The text describes 47 of the 48 Ptolemaic constellations, centering primarily on the Greek and Roman mythology surrounding the constellations, though there is some discussion of the relative positions of stars. The stories it contains are chiefly based on Catasterismi, a lost work traditionally attributed to Eratosthenes of Cyrene.

The Astronomia is a collection of abridgements. The star lists in the Astronomia are in exactly the same order as in Ptolemy's Almagest, reinforcing the idea of a 2nd-century compilation.

== Textual history ==
The editio princeps of De astronomia was published in 1475 by Augustinus Carnerius. Less than a decade later, in 1482, Erhard Ratdolt published an edition of De astronomia, which carried the full title Clarissimi Viri Hyginii Poeticon Astronomicon Opus Utilissimum.

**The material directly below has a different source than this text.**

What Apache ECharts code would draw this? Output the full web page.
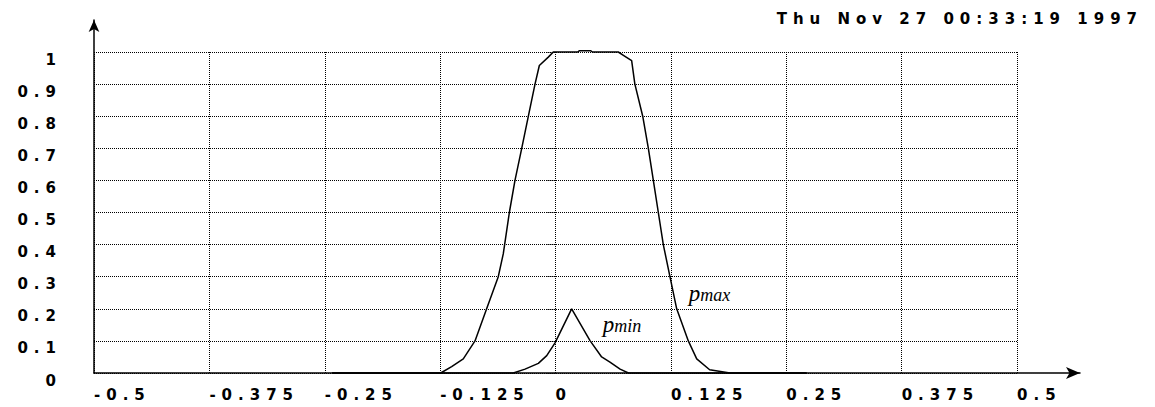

For this print, Ratdolt commissioned a series of woodcuts depicting the constellations to accompany Hyginus's text. As with many other star atlases that would follow it, the positions of various stars are indicated overlaid on the image of each constellation. However, the relative positions of the stars in the woodcuts bear little resemblance to the descriptions given by Hyginus in the text or the actual positions of the stars in the sky.

== Scholarly impact ==
As a result of the inaccuracy of the depicted star positions and the fact that the constellations are not shown with any context, the De astronomia is not particularly useful as a guide to the night sky. However, the illustrations commissioned by Ratdolt served as a template for future sky atlas renderings of the constellation figures. The text, by contrast, is an important source, and occasionally the only source, for some of the more obscure Greek myths.